The Truth about Health Savings Accounts
January 30, 2006
According to news reports, President Bush will devote a significant portion of his State of the Union address to talking about “health savings accounts (HSAs) as a solution to America's health care crisis.” In general, HSAs are tax-free savings accounts combined with high deductible insurance policies that people obtain through their employers or buy independently from insurance companies. Numerous studies have shown that HSAs may increase the number of uninsured and increase health care costs, all while costing taxpayers tens of billions of dollars. It sounds like Bush is trying to do to health care what he did to Social Security – placing the burden on ordinary Americans while expecting them to take on the billion-dollar health industry. As such, it is another special interest policy that allows profits and health costs to continue to rise.
HSAs will do nothing to address the increasing number of uninsured Americans. HSAs will not help expand coverage among the uninsured because most uninsured Americans do not make enough money to benefit from tax breaks. HSAs would also encourage employers to either drop health insurance or reduce their contribution amounts. According to the Center on Budget and Policy Priorities, the number of people who would lose their coverage because of HSAs would be higher than the number of uninsured who would get insurance.
HSA users will be more likely to skip necessary treatments to avoid the high costs. Individuals who have either consumer-driven or high deductible plans (both are elements of HSAs) were more likely to avoid getting necessary health care because of costs. Users with high deductible plans were also more likely than those with traditional coverage to have problems paying their medical bills.
HSAs have failed to work in other countries. South Africa and Singapore both implemented versions of health savings accounts, and Americans should learn the pitfalls from these systems. The Harvard School of Public Health found that the Singapore plan "caused financial hardship for Singapore's citizens and ... adversely affected the cost-effectiveness of its health care system." In South Africa, "the cost of specialty care has increased 43 percent, the cost of hospital care is up 65 percent,” and uninsured rates have "continued to grow rapidly."

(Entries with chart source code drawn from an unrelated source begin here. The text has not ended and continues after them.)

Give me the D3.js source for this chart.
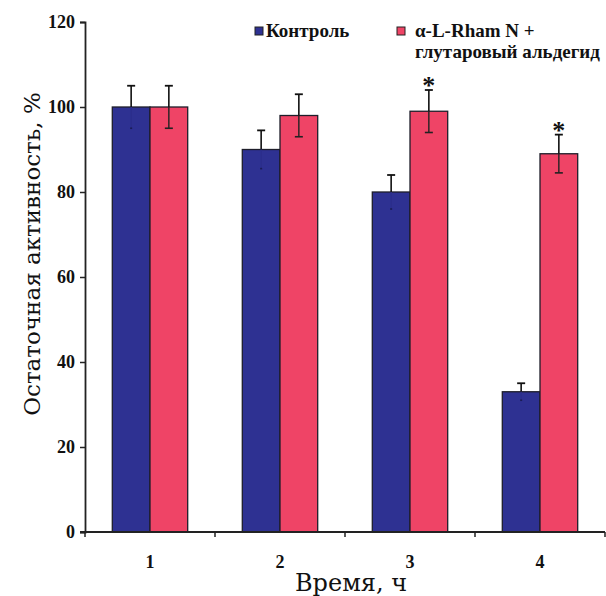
<!DOCTYPE html>
<html>
<head>
<meta charset="utf-8">
<script src="https://cdn.jsdelivr.net/npm/d3@7"></script>
<style>
  html, body { margin: 0; padding: 0; background: #fff; }
  svg { display: block; }
</style>
</head>
<body>
<svg id="chart" width="606" height="596"></svg>
<script>
// Residual activity over time, two series with SD error bars
const categories = ["1", "2", "3", "4"];
const seriesNames = ["Контроль", "α-L-Rham N +", "глутаровый альдегид"];
const controlValues = [100, 90, 80, 33];
const controlErrors = [5, 4.5, 4, 2];
const treatedValues = [100, 98, 99, 89];
const treatedErrors = [5, 5, 5, 4.5];
const significant = [false, false, true, true];
const yTicks = [0, 20, 40, 60, 80, 100, 120];

const colors = { control: "#2e3192", treated: "#ef4466" };
const FONT = "Liberation Serif";
const TITLE_FONT = "DejaVu Serif";

const svg = d3.select("#chart");
const plotLeft = 85, plotRight = 605, plotTop = 22, plotBottom = 532;

const x = d3.scaleBand().domain(categories).range([plotLeft, plotRight])
  .paddingInner(0.42).paddingOuter(0.21);
const y = d3.scaleLinear().domain([0, 120]).range([plotBottom, plotTop]);
const sub = d3.scaleBand().domain(["control", "treated"]).range([0, x.bandwidth()]);

const rows = categories.map((c, i) => ({
  cat: c,
  items: [
    { key: "control", v: controlValues[i], e: controlErrors[i] },
    { key: "treated", v: treatedValues[i], e: treatedErrors[i] }
  ],
  sig: significant[i]
}));

// Bars
const groups = svg.append("g").selectAll("g").data(rows).join("g")
  .attr("transform", d => `translate(${x(d.cat)},0)`);

groups.selectAll("rect").data(d => d.items).join("rect")
  .attr("x", d => sub(d.key))
  .attr("y", d => y(d.v))
  .attr("width", sub.bandwidth())
  .attr("height", d => y(0) - y(d.v))
  .attr("fill", d => colors[d.key])
  .attr("stroke", "#1e1e2a")
  .attr("stroke-width", 1.3);

// Error bars: upper part in black, lower part blends with the bar
const cap = 4;
const eb = groups.selectAll("g.err").data(d => d.items).join("g").attr("class", "err")
  .attr("transform", d => `translate(${sub(d.key) + sub.bandwidth() / 2},0)`);
eb.append("line")
  .attr("y1", d => y(d.v)).attr("y2", d => y(d.v + d.e))
  .attr("stroke", "#111").attr("stroke-width", 1.6);
eb.append("line")
  .attr("x1", -cap).attr("x2", cap)
  .attr("y1", d => y(d.v + d.e)).attr("y2", d => y(d.v + d.e))
  .attr("stroke", "#111").attr("stroke-width", 1.8);
eb.append("line")
  .attr("y1", d => y(d.v)).attr("y2", d => y(d.v - d.e))
  .attr("stroke", d => d.key === "control" ? "#2b2e8c" : "#222").attr("stroke-width", 1.4);
eb.append("line")
  .attr("x1", d => d.key === "control" ? -1 : -cap).attr("x2", d => d.key === "control" ? 1 : cap)
  .attr("y1", d => y(d.v - d.e)).attr("y2", d => y(d.v - d.e))
  .attr("stroke", d => d.key === "control" ? "#1a1c55" : "#222").attr("stroke-width", 1.6);

// Significance marks
groups.filter(d => d.sig).append("text")
  .attr("x", sub("treated") + sub.bandwidth() / 2)
  .attr("y", d => y(d.items[1].v + d.items[1].e) + 4)
  .attr("text-anchor", "middle")
  .attr("font-family", FONT).attr("font-weight", "bold").attr("font-size", 26)
  .attr("fill", "#111")
  .text("*");

// Y axis
const yAxis = svg.append("g").attr("transform", `translate(${plotLeft},0)`)
  .call(d3.axisLeft(y).tickValues(yTicks).tickSize(5).tickPadding(5));
yAxis.attr("font-family", FONT);
yAxis.select(".domain").attr("stroke", "#222").attr("stroke-width", 1.8);
yAxis.selectAll(".tick line").attr("stroke", "#222").attr("stroke-width", 1.5);
yAxis.selectAll("text").attr("font-family", FONT).attr("font-weight", "bold")
  .attr("font-size", 18).attr("fill", "#111");

// X axis: ticks at group boundaries, labels centred under groups
const xAxis = svg.append("g").attr("transform", `translate(0,${plotBottom})`);
xAxis.append("line").attr("x1", plotLeft - 5).attr("x2", plotRight)
  .attr("stroke", "#222").attr("stroke-width", 1.8);
const edges = [plotLeft].concat(
  categories.slice(1).map(c => x(c) - (x.step() - x.bandwidth()) / 2),
  [plotRight]);
xAxis.selectAll("line.tk").data(edges).join("line").attr("class", "tk")
  .attr("x1", d => d).attr("x2", d => d).attr("y1", 0).attr("y2", 5)
  .attr("stroke", "#222").attr("stroke-width", 1.5);
xAxis.selectAll("text").data(categories).join("text")
  .attr("x", d => x(d) + x.bandwidth() / 2)
  .attr("y", 36)
  .attr("text-anchor", "middle")
  .attr("font-family", FONT).attr("font-weight", "bold").attr("font-size", 18)
  .attr("fill", "#111")
  .text(d => d);

// Axis titles
svg.append("text")
  .attr("transform", `translate(40,254) rotate(-90)`)
  .attr("text-anchor", "middle")
  .attr("font-family", TITLE_FONT).attr("font-size", 23).attr("fill", "#111")
  .text("Остаточная активность, %");
svg.append("text")
  .attr("x", 351).attr("y", 591)
  .attr("text-anchor", "middle")
  .attr("font-family", TITLE_FONT).attr("font-size", 24).attr("fill", "#111")
  .text("Время, ч");

// Legend
const legend = svg.append("g").attr("font-family", FONT).attr("font-weight", "bold")
  .attr("font-size", 19).attr("fill", "#111");
legend.append("rect").attr("x", 255).attr("y", 27).attr("width", 8).attr("height", 8)
  .attr("fill", colors.control).attr("stroke", "#222").attr("stroke-width", 1);
legend.append("text").attr("x", 266).attr("y", 37).text(seriesNames[0]);
legend.append("rect").attr("x", 397).attr("y", 27).attr("width", 8).attr("height", 8)
  .attr("fill", colors.treated).attr("stroke", "#222").attr("stroke-width", 1);
legend.append("text").attr("x", 415).attr("y", 37).text(seriesNames[1]);
legend.append("text").attr("x", 415).attr("y", 58).text(seriesNames[2]);
</script>
</body>
</html>
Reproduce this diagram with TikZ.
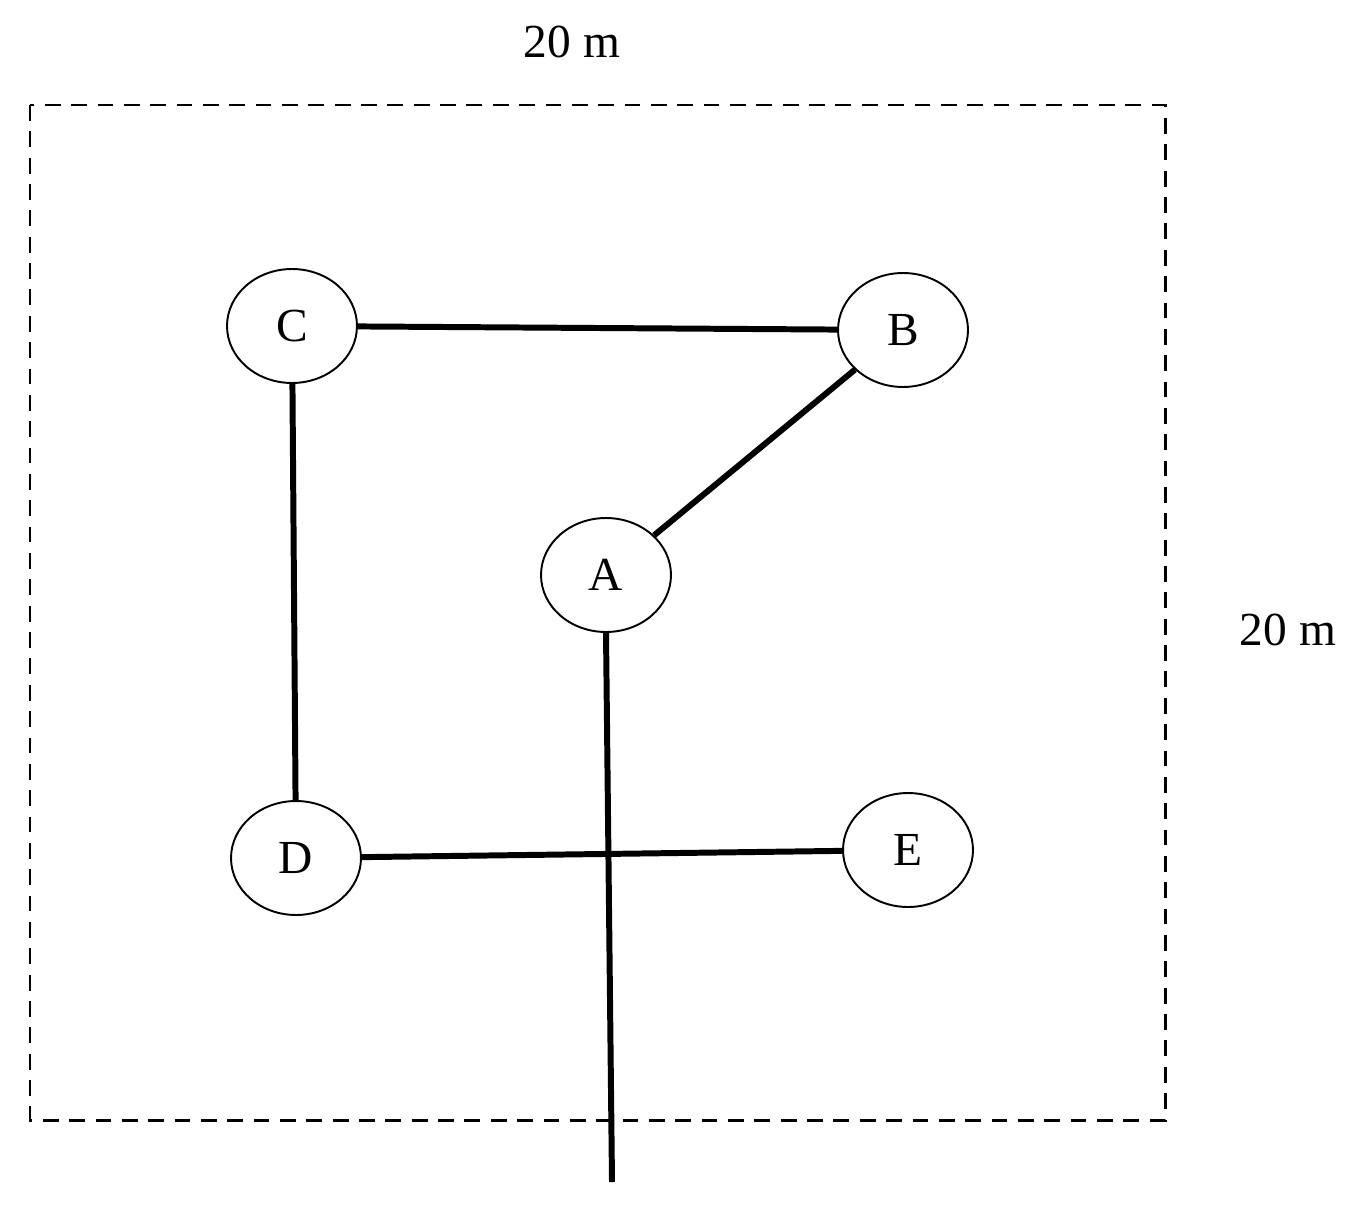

HSAs will do little to control rising health care costs. Approximately 70 percent of costs in the U.S. health care system are spent on 10 percent of the population – the most expensive patients with the most catastrophic and complex needs. The costs these individuals incur well exceed health insurance deductibles, even for high deductible health plans, and high deductibles won't change their health spending patterns. By their very nature, HSAs are trying to control health care costs by changing care-seeking behavior for people whose health care spending represents a small proportion of overall health care costs.